Давид скорчил гримаску:
– Никто. Еврей.
Тут я в самом деле удивилась. Ответ показался мне странен.
Давид объяснил:
– Раньше папочка был негоциант, а теперь сделался просто еврей. Как мамы не стало, он свихнулся, по-настоящему. Наденет шапочку, привяжет к локтю коробочку и всё молится, свечки жжет. Или книги древнееврейские читает. Приложился к народу своему. Никого кроме евреев знать не хочет. С родственниками, кто субботу не соблюдает, разговаривать перестал. А из всех Каннегисеров по Галахе (это закон еврейский) давно уже никто не живет. У меня Яков, брат двоюродный, георгиевский кавалер. Другой двоюродный, Лёня, юнкером был, с большевиками дрался. А я знаешь кто? Я, оказывается, принц израильский, прямой потомок царя Давида. Папочка сделал это великое открытие, пролопатив тыщу старинных книг. Говорю же, он у меня полоумный. Принц израильский, каково?
Давид заразительно засмеялся, я тоже хихикнула, хотя внутренне пришла в восторг. «Вот в чем разгадка, – подумала я. – Он – Принц! Отпрыск самой древней и самой благородной из всех династий!»
– Смехота.
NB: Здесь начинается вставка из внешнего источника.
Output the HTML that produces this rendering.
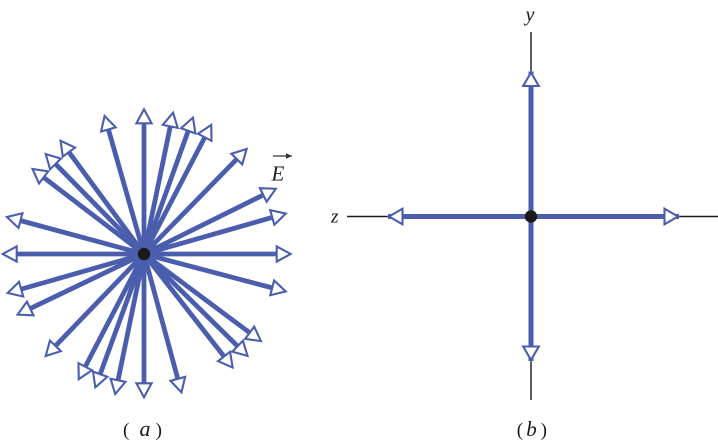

Мы всегда были богатеи: лакеи, два авто, вазы-алмазы, а теперь у нас вообще ничего нет, – говорил Давид, когда мы поднимались по широкой и, видно, еще недавно очень нарядной, а теперь темной и замусоренной лестнице. – Даже жрать нечего, честное слово! Всё из-за чрезмерной еврейской предусмотрительности. Папочка еще летом перевел имущество в эту, как ее, в ликвидность. Одни пустые стены остались. Переправил денежки за границу. А сами уехать не успели. Зимой гардины на муку меняли, всю мебель в печке сожгли. Такого потешного дома ты еще не видала. На картонных коробках живем, представляешь?